■ **Objective**:
Using the material below, print the line that contains "Give me the TikZ source for this diagram.", the line that contains "(gops) at (361,498)", and every line in between, exactly and nothing else.

## start

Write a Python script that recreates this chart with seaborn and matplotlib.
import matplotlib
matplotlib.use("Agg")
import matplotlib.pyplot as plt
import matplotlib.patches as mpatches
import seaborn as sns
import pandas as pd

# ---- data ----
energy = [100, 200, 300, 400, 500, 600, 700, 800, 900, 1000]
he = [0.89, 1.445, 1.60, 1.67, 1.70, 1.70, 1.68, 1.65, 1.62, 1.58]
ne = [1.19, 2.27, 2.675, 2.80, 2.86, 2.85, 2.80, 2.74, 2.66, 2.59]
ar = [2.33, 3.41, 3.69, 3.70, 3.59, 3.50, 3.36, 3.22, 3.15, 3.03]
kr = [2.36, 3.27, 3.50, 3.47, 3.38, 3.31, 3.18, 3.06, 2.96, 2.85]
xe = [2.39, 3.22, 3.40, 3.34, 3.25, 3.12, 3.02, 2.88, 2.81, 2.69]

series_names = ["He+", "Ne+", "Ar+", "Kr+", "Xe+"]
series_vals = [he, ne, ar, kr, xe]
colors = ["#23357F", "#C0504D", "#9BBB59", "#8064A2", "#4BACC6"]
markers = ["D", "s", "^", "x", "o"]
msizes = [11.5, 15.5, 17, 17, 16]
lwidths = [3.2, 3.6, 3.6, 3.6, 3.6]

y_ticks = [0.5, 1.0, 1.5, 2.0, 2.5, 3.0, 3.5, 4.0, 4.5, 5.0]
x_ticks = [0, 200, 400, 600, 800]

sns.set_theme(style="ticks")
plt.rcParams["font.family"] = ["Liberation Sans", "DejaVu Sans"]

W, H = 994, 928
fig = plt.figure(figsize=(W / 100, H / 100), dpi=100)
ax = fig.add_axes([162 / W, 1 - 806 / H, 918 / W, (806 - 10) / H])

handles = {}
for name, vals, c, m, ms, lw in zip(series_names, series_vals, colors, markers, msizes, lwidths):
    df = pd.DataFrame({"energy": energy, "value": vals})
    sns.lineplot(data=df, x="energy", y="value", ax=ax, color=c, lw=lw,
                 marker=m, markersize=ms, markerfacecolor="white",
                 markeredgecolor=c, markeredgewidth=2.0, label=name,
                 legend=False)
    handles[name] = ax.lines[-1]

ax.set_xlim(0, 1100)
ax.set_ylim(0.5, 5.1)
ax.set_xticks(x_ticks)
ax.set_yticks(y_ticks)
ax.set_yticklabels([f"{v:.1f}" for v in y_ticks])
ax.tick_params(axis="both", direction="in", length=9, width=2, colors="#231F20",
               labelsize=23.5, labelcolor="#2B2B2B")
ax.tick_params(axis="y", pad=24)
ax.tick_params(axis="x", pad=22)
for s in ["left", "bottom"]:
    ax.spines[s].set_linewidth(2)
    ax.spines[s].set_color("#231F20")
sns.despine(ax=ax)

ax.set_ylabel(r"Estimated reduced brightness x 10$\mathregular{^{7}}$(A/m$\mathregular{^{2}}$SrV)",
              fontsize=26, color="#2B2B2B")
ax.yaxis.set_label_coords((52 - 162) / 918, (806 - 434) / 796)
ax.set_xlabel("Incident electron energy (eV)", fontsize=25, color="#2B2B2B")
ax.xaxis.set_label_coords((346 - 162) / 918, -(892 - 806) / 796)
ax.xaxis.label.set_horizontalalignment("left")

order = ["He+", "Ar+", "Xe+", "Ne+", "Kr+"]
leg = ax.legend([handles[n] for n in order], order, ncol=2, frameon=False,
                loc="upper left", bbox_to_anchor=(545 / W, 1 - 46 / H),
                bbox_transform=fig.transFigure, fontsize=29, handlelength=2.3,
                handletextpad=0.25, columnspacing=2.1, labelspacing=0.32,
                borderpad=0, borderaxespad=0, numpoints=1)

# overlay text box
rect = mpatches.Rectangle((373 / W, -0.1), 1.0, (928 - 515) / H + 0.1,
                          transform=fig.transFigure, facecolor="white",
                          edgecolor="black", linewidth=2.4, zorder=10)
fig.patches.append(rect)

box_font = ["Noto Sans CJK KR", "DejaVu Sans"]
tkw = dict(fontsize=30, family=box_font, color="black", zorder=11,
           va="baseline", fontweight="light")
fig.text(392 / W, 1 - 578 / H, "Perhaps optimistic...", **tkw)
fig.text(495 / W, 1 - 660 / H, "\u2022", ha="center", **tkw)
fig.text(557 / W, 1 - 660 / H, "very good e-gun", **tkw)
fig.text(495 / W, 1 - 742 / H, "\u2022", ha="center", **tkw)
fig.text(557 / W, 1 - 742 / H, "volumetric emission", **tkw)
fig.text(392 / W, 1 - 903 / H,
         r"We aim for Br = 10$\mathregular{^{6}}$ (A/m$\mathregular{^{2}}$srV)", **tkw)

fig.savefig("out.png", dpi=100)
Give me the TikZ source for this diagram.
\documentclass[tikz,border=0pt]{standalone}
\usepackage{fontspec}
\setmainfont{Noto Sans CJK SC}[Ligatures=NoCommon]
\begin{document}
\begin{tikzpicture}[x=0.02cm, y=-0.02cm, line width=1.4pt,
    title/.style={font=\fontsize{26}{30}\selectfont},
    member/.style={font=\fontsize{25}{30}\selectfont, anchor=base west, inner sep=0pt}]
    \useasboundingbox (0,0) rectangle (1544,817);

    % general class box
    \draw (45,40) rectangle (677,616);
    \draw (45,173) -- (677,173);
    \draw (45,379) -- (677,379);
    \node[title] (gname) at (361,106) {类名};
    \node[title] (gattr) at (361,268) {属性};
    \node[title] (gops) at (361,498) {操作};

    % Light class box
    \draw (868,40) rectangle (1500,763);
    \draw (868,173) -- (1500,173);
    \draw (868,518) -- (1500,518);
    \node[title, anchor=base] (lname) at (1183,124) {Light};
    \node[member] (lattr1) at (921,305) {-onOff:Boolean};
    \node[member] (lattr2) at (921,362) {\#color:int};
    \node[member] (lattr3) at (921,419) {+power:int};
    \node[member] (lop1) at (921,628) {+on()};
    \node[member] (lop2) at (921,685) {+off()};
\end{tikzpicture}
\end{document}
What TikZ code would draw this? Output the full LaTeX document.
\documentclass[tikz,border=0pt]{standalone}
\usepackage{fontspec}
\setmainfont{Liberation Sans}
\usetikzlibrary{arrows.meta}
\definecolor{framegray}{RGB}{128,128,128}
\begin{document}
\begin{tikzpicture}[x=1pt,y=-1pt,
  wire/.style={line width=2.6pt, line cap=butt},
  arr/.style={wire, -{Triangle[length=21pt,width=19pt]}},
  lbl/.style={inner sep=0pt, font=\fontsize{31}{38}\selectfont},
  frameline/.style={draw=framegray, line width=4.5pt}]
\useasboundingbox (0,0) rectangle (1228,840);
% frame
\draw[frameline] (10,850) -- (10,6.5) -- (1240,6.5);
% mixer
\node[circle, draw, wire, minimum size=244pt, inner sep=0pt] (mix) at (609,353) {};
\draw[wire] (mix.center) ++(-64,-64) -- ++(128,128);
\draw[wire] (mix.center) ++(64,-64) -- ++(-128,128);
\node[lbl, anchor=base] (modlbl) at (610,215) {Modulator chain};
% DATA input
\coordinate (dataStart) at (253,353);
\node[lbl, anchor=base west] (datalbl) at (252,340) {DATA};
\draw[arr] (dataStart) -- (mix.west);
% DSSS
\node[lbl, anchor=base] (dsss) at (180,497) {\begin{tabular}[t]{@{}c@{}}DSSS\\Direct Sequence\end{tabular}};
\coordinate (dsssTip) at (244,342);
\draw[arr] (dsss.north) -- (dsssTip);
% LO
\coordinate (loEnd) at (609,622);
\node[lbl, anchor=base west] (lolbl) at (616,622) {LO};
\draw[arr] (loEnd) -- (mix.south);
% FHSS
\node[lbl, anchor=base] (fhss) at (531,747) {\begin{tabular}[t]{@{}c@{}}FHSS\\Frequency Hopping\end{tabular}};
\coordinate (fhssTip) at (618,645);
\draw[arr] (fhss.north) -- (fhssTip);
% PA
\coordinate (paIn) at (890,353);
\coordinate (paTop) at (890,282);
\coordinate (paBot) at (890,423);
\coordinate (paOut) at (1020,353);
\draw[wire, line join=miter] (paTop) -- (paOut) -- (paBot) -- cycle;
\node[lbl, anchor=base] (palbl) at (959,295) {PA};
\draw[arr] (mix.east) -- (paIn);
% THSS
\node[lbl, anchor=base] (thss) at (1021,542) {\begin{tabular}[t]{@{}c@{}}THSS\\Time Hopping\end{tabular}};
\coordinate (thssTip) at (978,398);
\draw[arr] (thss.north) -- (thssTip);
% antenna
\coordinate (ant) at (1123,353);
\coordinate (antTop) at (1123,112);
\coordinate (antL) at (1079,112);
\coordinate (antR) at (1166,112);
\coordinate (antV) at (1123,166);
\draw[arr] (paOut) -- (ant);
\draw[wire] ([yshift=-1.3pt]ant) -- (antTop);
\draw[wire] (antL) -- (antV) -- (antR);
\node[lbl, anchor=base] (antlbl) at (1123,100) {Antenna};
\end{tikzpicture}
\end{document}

## end

■ **Task output**:
Give me the TikZ source for this diagram.
\documentclass[tikz,border=0pt]{standalone}
\usepackage{fontspec}
\setmainfont{Noto Sans CJK SC}[Ligatures=NoCommon]
\begin{document}
\begin{tikzpicture}[x=0.02cm, y=-0.02cm, line width=1.4pt,
    title/.style={font=\fontsize{26}{30}\selectfont},
    member/.style={font=\fontsize{25}{30}\selectfont, anchor=base west, inner sep=0pt}]
    \useasboundingbox (0,0) rectangle (1544,817);

    % general class box
    \draw (45,40) rectangle (677,616);
    \draw (45,173) -- (677,173);
    \draw (45,379) -- (677,379);
    \node[title] (gname) at (361,106) {类名};
    \node[title] (gattr) at (361,268) {属性};
    \node[title] (gops) at (361,498) {操作};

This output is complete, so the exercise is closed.